Mas, uma vez lançadas, "foram aplaudidas pela maioria dos
integrantes" e tornaram-se indiscutíveis - "tudo ou nada".
Ela
vê uma eventual aprovação do projeto resultando numa "instituição que
impõe temor".
Para
os entrevistados, o pacote tem uma relação íntima com os interesses do órgão.
"Preocupa-me
a satanização da política e a substituição dela por uma ideia de corporações
fortes. O problema não é a força em si, mas o seu uso, que pode ser na defesa
dos interesses próprios", diz o juiz Flavio Antônio da Cruz.
Para
Marcelo Semer, as propostas são um projeto de poder, para aumentar as
competências do Ministério Público (a acusação), diminuir as atribuições dos
juízes e "esmagar" a defesa.
Dallagnol,
porém, rebate: as mudanças não feririam a defesa, mas protegeriam as vítimas da
corrupção.
"Precisamos
de um direito penal e de um processo penal equilibrados, que protejam não só os
direitos dos réus, mas também os das vítimas."
Popularidade
Os
juristas veem com apreensão a popularidade do órgão e de seus procuradores nos
últimos meses. O aval popular é perigoso, dizem - poderia fazer a Procuradoria
ganhar a queda de braço com o Congresso, mas também pode torná-la refém das
preferências do público.
"O
MPF sempre precisou ficar nessa área meio cinzenta, entre mobilizar a população
e fazer o que ela quer", diz Rubens Glezer, da FGV.
Tentando
se equilibrar nesse limiar, os procuradores vão assumindo um protagonismo
político que seria estranho a suas funções, afirma o professor Salah H. Khaled,
da Universidade Federal do Rio Grande (RS).
"Não
é papel do Ministério Público propor projeto de lei e coletar assinaturas de
pessoas com essa finalidade. Igualmente censurável é a manifestação do Juiz Sérgio
Moro: juízes não são agentes políticos e não devem interferir no processo
legislativo."
Dallagnol
argumenta que as punições propostas existiriam para proteger a sociedade, e não
para fortalecer a instituição.
"A
sociedade espera que promotores, procuradores e juízes construam um
arranha-céu, chegando ao último andar da cadeia criminosa. Ao mesmo tempo, o
legislador nos dá tábuas, martelos e pregos. (...) As 10 medidas dão
instrumentos adequados ao Ministério Público e, especialmente, à Justiça para que
o interesse da própria sociedade seja satisfeito."
Os
juristas entrevistados criticam a fala do chefe da força-tarefa da Lava Jato à
imprensa logo após a aprovação do pacote anticorrupção na Câmara.
Em
uma entrevista coletiva na quarta-feira, Dallagnol ameaçou, junto a outros
procuradores, abandonar a operação caso a versão modificada fosse sancionada.
À
BBC Brasil, ele voltou a dizer que os deputados praticaram uma "completa
desfiguração" das medidas.
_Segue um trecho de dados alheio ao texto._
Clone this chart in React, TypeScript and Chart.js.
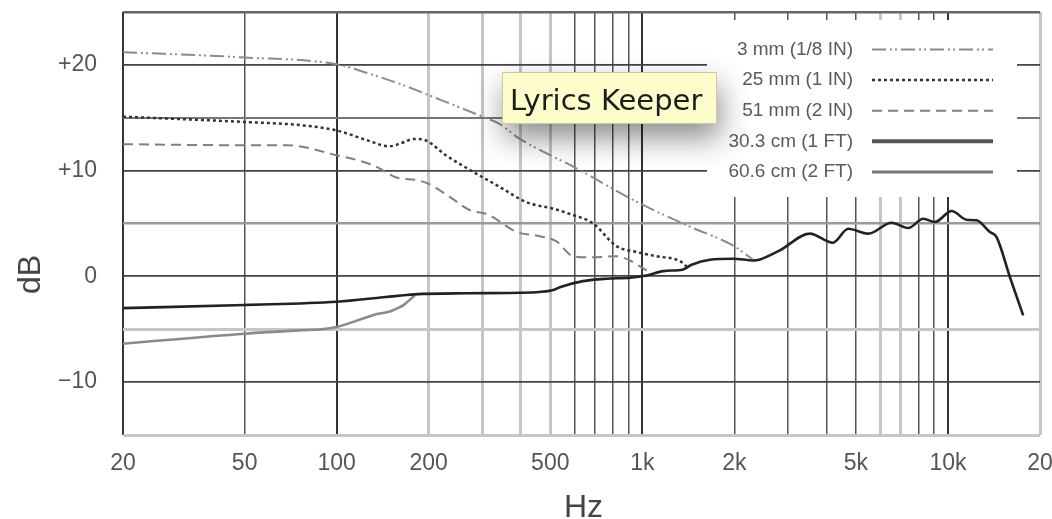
import { useEffect, useRef } from "react";
import { Chart, registerables } from "chart.js";

Chart.register(...registerables);

// ---------- data ----------
const seriesLabels = ["3 mm (1/8 IN)", "25 mm (1 IN)", "51 mm (2 IN)", "30.3 cm (1 FT)", "60.6 cm (2 FT)"];

const freq3mm = [20, 50, 100, 130, 161, 223, 300, 342, 388, 610, 982, 1432, 1984, 2300];
const db3mm = [21.2, 20.7, 20.05, 19.1, 18.2, 16.6, 15.1, 14.4, 13.2, 10.2, 6.9, 4.7, 2.9, 1.6];

const freq25mm = [20, 50, 76, 100, 125, 149, 161, 180, 194, 229, 287, 342, 419, 511, 580, 690, 824, 958, 1114, 1327, 1400];
const db25mm = [15.1, 14.6, 14.3, 13.8, 12.9, 12.3, 12.55, 13.0, 12.9, 11.4, 9.7, 8.45, 7.0, 6.4, 5.9, 5.0, 2.85, 2.3, 1.9, 1.45, 0.9];

const freq51mm = [20, 50, 69, 100, 132, 157, 183, 200, 235, 273, 310, 388, 462, 524, 594, 674, 824, 911, 1007, 1060];
const db51mm = [12.5, 12.4, 12.4, 11.45, 10.5, 9.35, 9.1, 8.75, 7.5, 6.25, 5.9, 4.2, 3.8, 3.3, 1.9, 1.8, 1.9, 1.5, 0.75, 0.35];

const freq1ft = [20, 50, 100, 145, 180, 266, 450, 511, 540, 640, 764, 911, 1033, 1171, 1361, 1450, 1664, 1983, 2306, 2426, 2818, 3532, 4200, 4718, 5484, 6538, 7414, 8300, 9060, 10280, 11500, 12400, 13710, 14420, 15940, 17620];
const db1ft = [-3.0, -2.7, -2.4, -1.95, -1.7, -1.6, -1.5, -1.3, -1.0, -0.45, -0.22, -0.13, 0.09, 0.5, 0.66, 1.1, 1.58, 1.67, 1.51, 1.6, 2.46, 4.04, 3.18, 4.5, 4.04, 5.07, 4.57, 5.45, 5.14, 6.18, 5.36, 5.3, 4.19, 3.72, -0.06, -3.69];

const freq2ft = [20, 50, 76, 89, 100, 117, 134, 148, 161, 165, 180];
const db2ft = [-6.37, -5.42, -5.1, -5.0, -4.79, -4.16, -3.6, -3.35, -2.9, -2.74, -1.8];

const xTickValues = [20, 50, 100, 200, 300, 400, 500, 600, 700, 800, 900, 1000, 2000, 3000, 4000, 5000, 6000, 7000, 8000, 9000, 10000, 20000];
const xTickLabels: Record<number, string> = { 20: "20", 50: "50", 100: "100", 200: "200", 500: "500", 1000: "1k", 2000: "2k", 5000: "5k", 10000: "10k", 20000: "20" };

const yTickValues = [-15, -10, -5, 0, 5, 10, 15, 20, 25];
const yTickLabels: Record<number, string> = { 20: "+20", 10: "+10", 0: "0", [-10]: "−10" };

// ---------- styling helpers ----------
const FONT = "'Liberation Sans', Arial, Helvetica, sans-serif";

function xGrid(v: number) {
  if ([200, 300, 400, 500, 6000, 7000, 20000].includes(v)) return { c: "#c6c6c6", w: 3 };
  if ([20, 100, 1000, 10000].includes(v)) return { c: "#333333", w: 2 };
  return { c: "#555555", w: 1.5 };
}
function yGrid(v: number) {
  if (v === -5 || v === -15) return { c: "#c6c6c6", w: 3 };
  if (v === 5) return { c: "#9a9a9a", w: 2.5 };
  if (v === 15) return { c: "#777777", w: 2 };
  if (v === 25) return { c: "#666666", w: 2.5 };
  return { c: "#444444", w: 1.8 };
}

const pts = (f: number[], d: number[]) => f.map((x, i) => ({ x, y: d[i] }));

const decorPlugin = {
  id: "decor",
  beforeDatasetsDraw(chart: any) {
    const { ctx, chartArea: a } = chart;
    ctx.save();
    ctx.fillStyle = "#ffffff";
    ctx.fillRect(a.right - 333, a.top + 8, 310, 177);
    ctx.restore();
  },
  afterDatasetsDraw(chart: any) {
    const { ctx, chartArea: a } = chart;
    ctx.save();
    chart.data.datasets.forEach((ds: any, i: number) => {
      const y = a.top + 37.5 + i * 30.6;
      ctx.font = `19px ${FONT}`;
      ctx.fillStyle = "#5a5a5a";
      ctx.textAlign = "right";
      ctx.textBaseline = "middle";
      ctx.fillText(ds.label, a.right - 187, y);
      ctx.beginPath();
      ctx.setLineDash(ds.borderDash || []);
      ctx.strokeStyle = ds.legendColor || ds.borderColor;
      ctx.lineWidth = ds.legendWidth || ds.borderWidth;
      ctx.moveTo(a.right - 168, y);
      ctx.lineTo(a.right - 47, y);
      ctx.stroke();
    });
    ctx.setLineDash([]);
    // axis titles
    ctx.fillStyle = "#444";
    ctx.font = `32px ${FONT}`;
    ctx.textAlign = "center";
    ctx.textBaseline = "alphabetic";
    ctx.fillText("Hz", (a.left + a.right) / 2 + 2, chart.height - 2);
    const y0 = chart.scales.y.getPixelForValue(0);
    ctx.translate(40, y0 - 2);
    ctx.rotate(-Math.PI / 2);
    ctx.fillText("dB", 0, 0);
    ctx.restore();
  },
  afterDraw(chart: any) {
    const { ctx } = chart;
    const bx = 502, by = 72, bw = 215, bh = 52;
    ctx.save();
    ctx.shadowColor = "rgba(0,0,0,0.45)";
    ctx.shadowBlur = 30;
    ctx.shadowOffsetY = 14;
    ctx.shadowOffsetX = 3;
    ctx.fillStyle = "#fdfdcb";
    ctx.fillRect(bx, by, bw, bh);
    ctx.restore();
    ctx.save();
    ctx.strokeStyle = "rgba(170,170,130,0.6)";
    ctx.lineWidth = 1;
    ctx.strokeRect(bx + 0.5, by + 0.5, bw - 1, bh - 1);
    ctx.font = "29px 'DejaVu Sans', sans-serif";
    ctx.fillStyle = "#1d1d1d";
    ctx.textAlign = "left";
    ctx.textBaseline = "alphabetic";
    ctx.fillText("Lyrics Keeper", bx + 8, by + 38);
    ctx.restore();
  },
};

export default function App() {
  const ref = useRef<HTMLCanvasElement>(null);
  useEffect(() => {
    document.body.style.margin = "0";
    const canvas = ref.current!;
    const common = { pointRadius: 0, fill: false, cubicInterpolationMode: "monotone" as const };
    const chart = new Chart(canvas, {
      type: "line",
      data: {
        datasets: [
          { ...common, label: seriesLabels[0], data: pts(freq3mm, db3mm), borderColor: "#8c8c8c", borderWidth: 2, borderDash: [14, 4, 2, 3, 2, 4] },
          { ...common, label: seriesLabels[1], data: pts(freq25mm, db25mm), borderColor: "#333333", borderWidth: 2.5, borderDash: [3, 3] },
          { ...common, label: seriesLabels[2], data: pts(freq51mm, db51mm), borderColor: "#808080", borderWidth: 2, borderDash: [10, 6] },
          { ...common, label: seriesLabels[3], data: pts(freq1ft, db1ft), borderColor: "#222222", borderWidth: 2.6, legendColor: "#555555", legendWidth: 4 } as any,
          { ...common, label: seriesLabels[4], data: pts(freq2ft, db2ft), borderColor: "#8a8a8a", borderWidth: 2.6, legendColor: "#777777", legendWidth: 3 } as any,
        ],
      },
      options: {
        responsive: false,
        animation: false,
        events: [],
        layout: { padding: { top: 12, right: 12, left: 0, bottom: 0 } },
        plugins: { legend: { display: false }, tooltip: { enabled: false }, title: { display: false } },
        scales: {
          x: {
            type: "logarithmic",
            min: 20,
            max: 20000,
            afterBuildTicks: (s: any) => {
              s.ticks = xTickValues.map((v) => ({ value: v }));
            },
            afterFit: (s: any) => {
              s.height = 84;
              s.paddingLeft = 0;
              s.paddingRight = 0;
            },
            ticks: {
              autoSkip: false,
              maxRotation: 0,
              minRotation: 0,
              padding: 15,
              color: "#555",
              font: { family: FONT, size: 23 },
              callback: (v: any) => xTickLabels[Number(v)] ?? "",
            },
            grid: {
              drawTicks: false,
              color: (c: any) => xGrid(c.tick?.value).c,
              lineWidth: (c: any) => xGrid(c.tick?.value).w,
            },
            border: { display: false },
          },
          y: {
            type: "linear",
            min: -15,
            max: 25,
            afterBuildTicks: (s: any) => {
              s.ticks = yTickValues.map((v) => ({ value: v }));
            },
            afterFit: (s: any) => {
              s.width = 123;
              s.paddingTop = 0;
              s.paddingBottom = 0;
            },
            ticks: {
              autoSkip: false,
              padding: 26,
              color: "#555",
              font: { family: FONT, size: 23 },
              callback: (v: any) => yTickLabels[Number(v)] ?? "",
            },
            grid: {
              drawTicks: false,
              color: (c: any) => yGrid(c.tick?.value).c,
              lineWidth: (c: any) => yGrid(c.tick?.value).w,
            },
            border: { display: false },
          },
        },
      },
      plugins: [decorPlugin],
    });
    return () => chart.destroy();
  }, []);
  return (
    <div style={{ position: "absolute", left: 0, top: 0, width: 1052, height: 519, background: "#fff" }}>
      <canvas ref={ref} width={1052} height={519} style={{ display: "block" }} />
    </div>
  );
}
E argumentou que, ao falar com a população,
permitiu que ela fiscalizasse os governantes, contribuindo para uma democracia
mais forte.
"Informar
a sociedade de que os trabalhos serão inviabilizados não é ameaça, mas sim
permitir que a sociedade conheça o risco real que corre a operação."
Para
o juiz Rubens Casara, esse tipo de declaração não ajuda na construção de uma
sociedade democrática e tem, sim, fins políticos.
"Me
parece que foi mais uma vez manifestação querendo alcançar o imaginário da
população. (O que aconteceu) faz parte da divisão de poderes. Cabe ao Congresso
a elaboração das leis e ao procurador e ao juiz, a aplicação dela."